Kurz zur Juristerei: Die Verwaltungsrichter haben den »Normenkontrollantrag« der Advokaten Uhlmanns abgewiesen – und begründeten das in einer Mitteilung vom Donnerstag so: »Die nicht aus formellen Gründen unwirksame Verordnung weise auch keine materiellen Fehler auf.« Alles tutti also für den Antragsgegner, den Bezirk. Zumal das OVG keine Revision vor dem Bundesverwaltungsgericht in Leipzig zugelassen hat.

Erleichtert sind die Hofbewohner der »Kolonie 10«. Rund zwei Dutzend demonstrierten während der Verhandlung vor dem OVG in Charlottenburg. Wolkenbruch und Sturmböen konnten ihnen nichts anhaben. Auf einem Banner stand: »Wie viele Mikroapartments verträgt dein Kiez?« Nicht unbegrenzt viele.

Ein wichtiger Etappensieg, um den »dreisten Angriff des Investors Uhlmann« abzuwehren, befand Martha Kleedörfer (Die Linke) am Freitag im jW-Gespräch.
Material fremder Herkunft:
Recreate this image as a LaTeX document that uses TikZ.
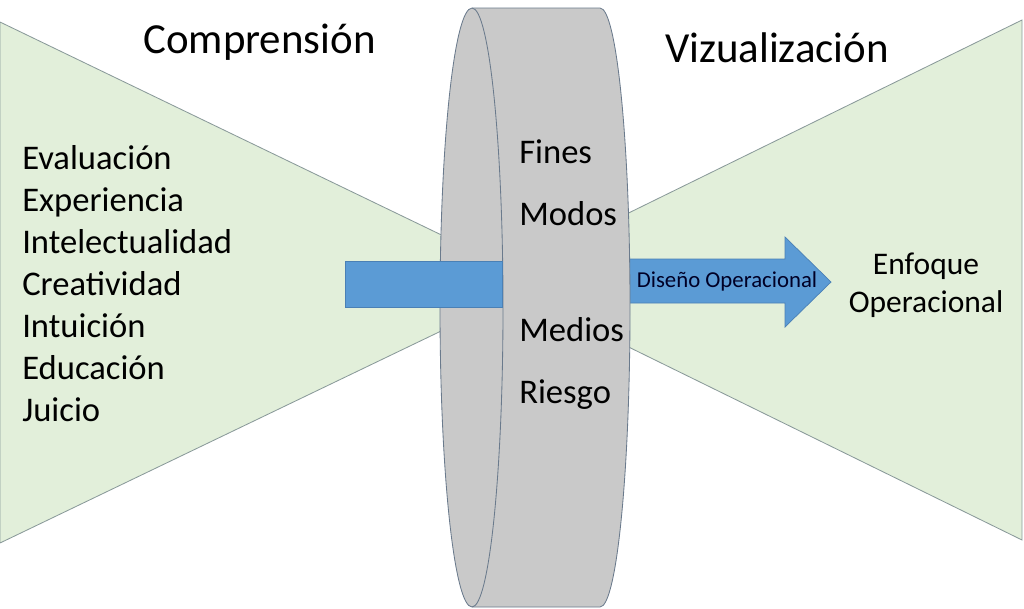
\documentclass[tikz,border=0pt]{standalone}
\usepackage{fontspec}
\setmainfont{Carlito}
\usepackage{xcolor}
\usetikzlibrary{arrows.meta}
\usetikzlibrary{positioning}
\definecolor{conegreen}{HTML}{E2EFDA}
\definecolor{coneedge}{HTML}{8A9A9A}
\definecolor{drumgrey}{HTML}{C9C9C9}
\definecolor{drumedge}{HTML}{6A7A8C}
\definecolor{flowblue}{HTML}{5B9BD5}
\definecolor{flowedge}{HTML}{4A80B5}
\tikzset{cone/.style = {fill=conegreen, draw=coneedge, line width=0.6pt}}
\tikzset{drum/.style = {fill=drumgrey, draw=drumedge, line width=0.6pt}}
\tikzset{flow/.style = {fill=flowblue, draw=flowedge, line width=0.5pt}}
\tikzset{word/.style = {inner sep=0pt, anchor=base west, font=\fontsize{24.6}{29.9}\selectfont}}
\tikzset{title/.style = {inner sep=0pt, anchor=base west, font=\fontsize{30.5}{36}\selectfont}}

\begin{document}
\begin{tikzpicture}[x=0.025cm, y=-0.025cm]
			\useasboundingbox (0,0) rectangle (1024,608);
			% the two cones
			\coordinate (lt) at (0,22);
			\coordinate (lb) at (0,543);
			\coordinate (la) at (541,283);
			\coordinate (rt) at (1022,20);
			\coordinate (rb) at (1022,540);
			\coordinate (ra) at (492,280);
			\draw [cone] (lt) -- (la) -- (lb) -- cycle;
			\draw [cone] (rt) -- (ra) -- (rb) -- cycle;
			% arrow out of the drum
			\draw [flow] (600,259) -- (785,259) -- (785,237) -- (831,282) -- (785,327) -- (785,303) -- (600,303) -- cycle;
			% the drum
			\coordinate (dtl) at (472,8);
			\coordinate (dtr) at (600,8);
			\coordinate (dbl) at (472,607);
			\draw [drum] (dtl) -- (dtr) arc [start angle=-90, end angle=90, x radius=30, y radius=299.5]
				-- (dbl) arc [start angle=90, end angle=270, x radius=32, y radius=299.5] -- cycle;
			\draw [drumedge, line width=0.6pt] (dtl) arc [start angle=-90, end angle=90, x radius=31, y radius=299.5];
			% bar into the drum
			\draw [flow] (345,261) rectangle (502,307);
			% texts
			\node [title] (compr) at (143,53) {Comprensión};
			\node [title] (vizu) at (665,62) {Vizualización};
			\node [word, align=left, anchor=north west] (list) at (22,145) {Evaluación\\Experiencia\\Intelectualidad\\Creatividad\\Intuición\\Educación\\Juicio};
			\node [word] (fines) at (519,163) {Fines};
			\node [word] (modos) at (519,225) {Modos};
			\node [word] (medios) at (519,341) {Medios};
			\node [word] (riesgo) at (519,403) {Riesgo};
			\node [inner sep=0pt, anchor=base, font=\fontsize{16.2}{19}\selectfont, text=black!85!blue] (diseno) at (727,287) {Diseño Operacional};
			\node [inner sep=0pt, align=center, font=\fontsize{22.4}{26.7}\selectfont] (enfoque) at (926,285) {Enfoque\\Operacional};
		\end{tikzpicture}
\end{document}
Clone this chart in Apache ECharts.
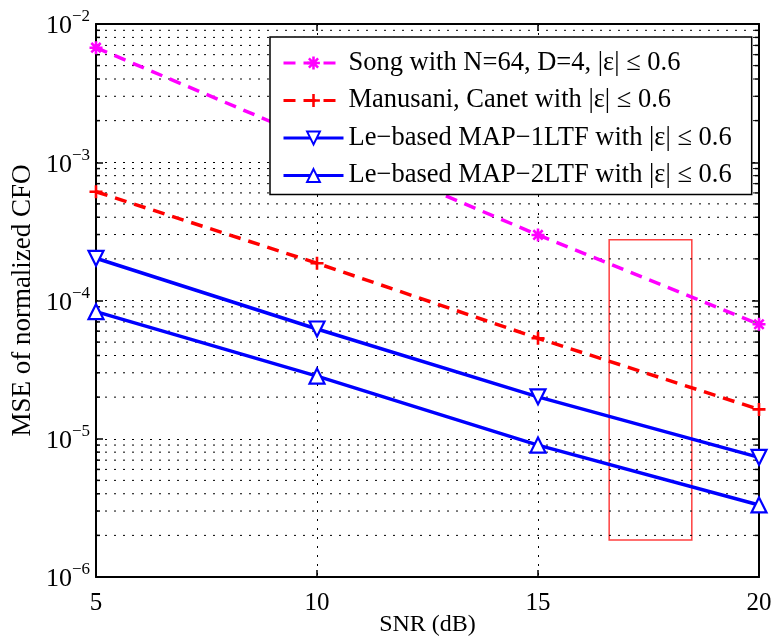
<!DOCTYPE html>
<html>
<head>
<meta charset="utf-8">
<script src="https://cdn.jsdelivr.net/npm/echarts@6/dist/echarts.min.js"></script>
<style>html,body{margin:0;padding:0;background:#fff}#c{width:774px;height:642px}</style>
</head>
<body>
<div id="c"></div>
<script>
// ---- data ----
const snr = [5, 10, 15, 20];
const songVals = [6.74e-3, 1.42e-3, 2.98e-4, 6.73e-5];
const manusaniVals = [6.12e-4, 1.86e-4, 5.33e-5, 1.63e-5];
const map1Vals = [2.02e-4, 6.22e-5, 2.01e-5, 7.34e-6];
const map2Vals = [8.30e-5, 2.84e-5, 9.0e-6, 3.32e-6];
const seriesNames = [
  'Song with N=64, D=4, |ε| ≤ 0.6',
  'Manusani, Canet with |ε| ≤ 0.6',
  'Le−based MAP−1LTF with |ε| ≤ 0.6',
  'Le−based MAP−2LTF with |ε| ≤ 0.6'
];
const xTicks = [5, 10, 15, 20];
const yDecades = [-6, -5, -4, -3, -2];
const highlightBox = [[16.61, 2.75e-4], [18.48, 1.85e-6]];

// minor log grid values (2..9 x 10^k)
const minorVals = [];
for (let k = yDecades[0]; k < yDecades[yDecades.length - 1]; k++) {
  for (let m = 2; m <= 9; m++) minorVals.push(m * Math.pow(10, k));
}

const FONT = 'Liberation Serif';
const DOT = [2, 7];
const asterisk = 'path://M0 8 L20 8 L20 12 L0 12 Z M8 0 L12 0 L12 20 L8 20 Z M1.4 4.2 L4.2 1.4 L18.6 15.8 L15.8 18.6 Z M15.8 1.4 L18.6 4.2 L4.2 18.6 L1.4 15.8 Z';
const plus = 'path://M8 0 L12 0 L12 8 L20 8 L20 12 L12 12 L12 20 L8 20 L8 12 L0 12 L0 8 L8 8 Z';

const pairs = vals => snr.map((x, i) => [x, vals[i]]);

const chart = echarts.init(document.getElementById('c'), null, {renderer: 'canvas'});
const xMin = xTicks[0], xMax = xTicks[xTicks.length - 1];
const yMin = Math.pow(10, yDecades[0]), yMax = Math.pow(10, yDecades[yDecades.length - 1]);

const commonX = {
  type: 'value', min: xMin, max: xMax, interval: 5,
  axisLine: {show: true, onZero: false, lineStyle: {color: '#000', width: 2}},
  axisTick: {show: true, inside: true, length: 7, lineStyle: {color: '#000', width: 1.5}},
};
const commonY = {
  type: 'log', logBase: 10, min: yMin, max: yMax,
  axisLine: {show: true, lineStyle: {color: '#000', width: 2}},
  axisTick: {show: true, inside: true, length: 7, lineStyle: {color: '#000', width: 1.5}},
  minorTick: {show: false}
};

chart.setOption({
  animation: false,
  backgroundColor: '#fff',
  textStyle: {fontFamily: FONT},
  grid: {left: 96, top: 24, right: 15, bottom: 65, containLabel: false, outerBoundsMode: 'none'},
  legend: {
    orient: 'vertical', left: 270, top: 37,
    data: seriesNames,
    backgroundColor: '#fff', borderColor: '#000', borderWidth: 1.5,
    padding: [11, 20, 4, 12],
    itemWidth: 60, itemHeight: 16, itemGap: 7.5,
    lineStyle: {width: 3},
    textStyle: {fontFamily: FONT, fontSize: 26.5, color: '#000', lineHeight: 30},
    selectedMode: false
  },
  xAxis: [
    Object.assign({}, commonX, {
      position: 'bottom',
      name: 'SNR (dB)', nameLocation: 'middle', nameGap: 36, nameMoveOverlap: false,
      nameTextStyle: {fontFamily: FONT, fontSize: 24, color: '#000'},
      axisLabel: {show: true, color: '#000', fontFamily: FONT, fontSize: 25, margin: 14},
      splitLine: {show: true, lineStyle: {color: '#000', width: 1, type: DOT}}
    }),
    Object.assign({}, commonX, {
      position: 'top', axisLabel: {show: false}, splitLine: {show: false}
    })
  ],
  yAxis: [
    Object.assign({}, commonY, {
      position: 'left',
      name: 'MSE of normalized CFO', nameLocation: 'middle', nameGap: 60, nameMoveOverlap: false,
      nameTextStyle: {fontFamily: FONT, fontSize: 27, color: '#000'},
      axisLabel: {
        show: true, margin: 6,
        formatter: v => '{b|10}{e|−' + Math.abs(Math.round(Math.log10(v))) + '}',
        rich: {
          b: {fontFamily: FONT, fontSize: 26, color: '#000', verticalAlign: 'bottom', padding: [0, 0, 0, 0]},
          e: {fontFamily: FONT, fontSize: 17, color: '#000', verticalAlign: 'bottom', padding: [0, 0, 14, 0]}
        }
      },
      splitLine: {show: true, lineStyle: {color: '#000', width: 1, type: DOT}}
    }),
    Object.assign({}, commonY, {
      position: 'right', axisLabel: {show: false}, splitLine: {show: false}
    })
  ],
  series: [
    {
      type: 'custom', name: 'minorgrid', silent: true, z: 1,
      xAxisIndex: 0, yAxisIndex: 0,
      data: minorVals.map(v => [xMin, v]),
      renderItem: (params, api) => {
        const v = api.value(1);
        const a = api.coord([xMin, v]);
        const b = api.coord([xMax, v]);
        return {
          type: 'group', children: [
            {type: 'line', shape: {x1: a[0], y1: a[1], x2: b[0], y2: b[1]}, style: {stroke: '#000', lineWidth: 1, lineDash: DOT}},
            {type: 'line', shape: {x1: a[0], y1: a[1], x2: a[0] + 4, y2: a[1]}, style: {stroke: '#000', lineWidth: 1.5}},
            {type: 'line', shape: {x1: b[0] - 4, y1: b[1], x2: b[0], y2: b[1]}, style: {stroke: '#000', lineWidth: 1.5}}
          ]
        };
      }
    },
    {
      type: 'line', name: seriesNames[0], data: pairs(songVals), z: 3,
      symbol: asterisk, symbolSize: 13,
      itemStyle: {color: '#ff00ff'},
      lineStyle: {color: '#ff00ff', width: 3.5, type: [12, 8]}
    },
    {
      type: 'line', name: seriesNames[1], data: pairs(manusaniVals), z: 3,
      symbol: plus, symbolSize: 13,
      itemStyle: {color: '#ff0000'},
      lineStyle: {color: '#ff0000', width: 3.5, type: [12, 8]},
      markArea: {
        silent: true,
        itemStyle: {color: 'rgba(0,0,0,0)', borderColor: 'rgba(255,30,30,0.85)', borderWidth: 1.5},
        data: [[{xAxis: highlightBox[0][0], yAxis: highlightBox[0][1]}, {xAxis: highlightBox[1][0], yAxis: highlightBox[1][1]}]]
      }
    },
    {
      type: 'line', name: seriesNames[2], data: pairs(map1Vals), z: 3,
      symbol: 'triangle', symbolRotate: 180, symbolSize: 15,
      itemStyle: {color: '#fff', borderColor: '#0000ff', borderWidth: 2.2},
      lineStyle: {color: '#0000ff', width: 3.5}
    },
    {
      type: 'line', name: seriesNames[3], data: pairs(map2Vals), z: 3,
      symbol: 'triangle', symbolSize: 15,
      itemStyle: {color: '#fff', borderColor: '#0000ff', borderWidth: 2.2},
      lineStyle: {color: '#0000ff', width: 3.5}
    }
  ]
});
</script>
</body>
</html>
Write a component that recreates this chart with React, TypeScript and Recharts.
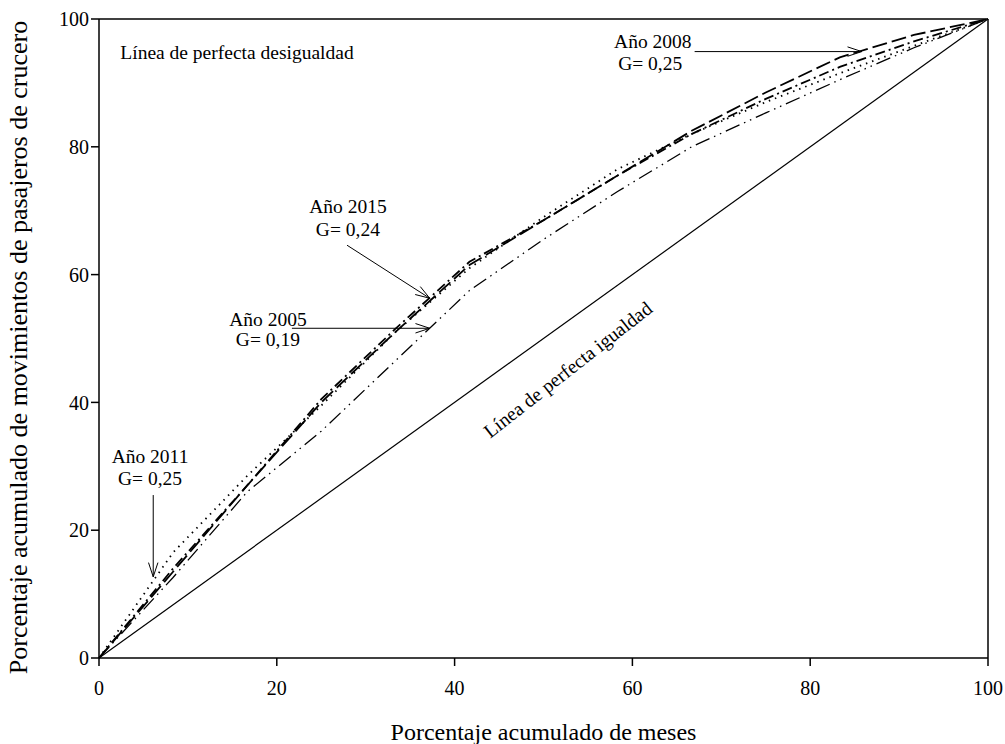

Jetzt müssten Bezirksamt und Senat alles daran setzen, bezahlbaren Wohnraum und Stadtnatur zu schützen, so die Sprecherin für Wohnen und Stadtentwicklung ihrer Fraktion in der Bezirksverordnetenversammlung Berlin-Mitte. Alles andere wäre Beihilfe zur Gentrifizierung. Und deshalb brauche es einen mehrheitlich gemeinwohlorientierten Wohnungsmarkt, betonte Katrin Schmidberger, die wohnungs- und mietenpolitische Sprecherin der Grünen-Abgeordnetenhausfraktion. »Es gibt kein Recht auf Spekulation mit Wohnraum.« Punkt. Das OVG-Urteil – ein Hieb für Immohai Uhlmann.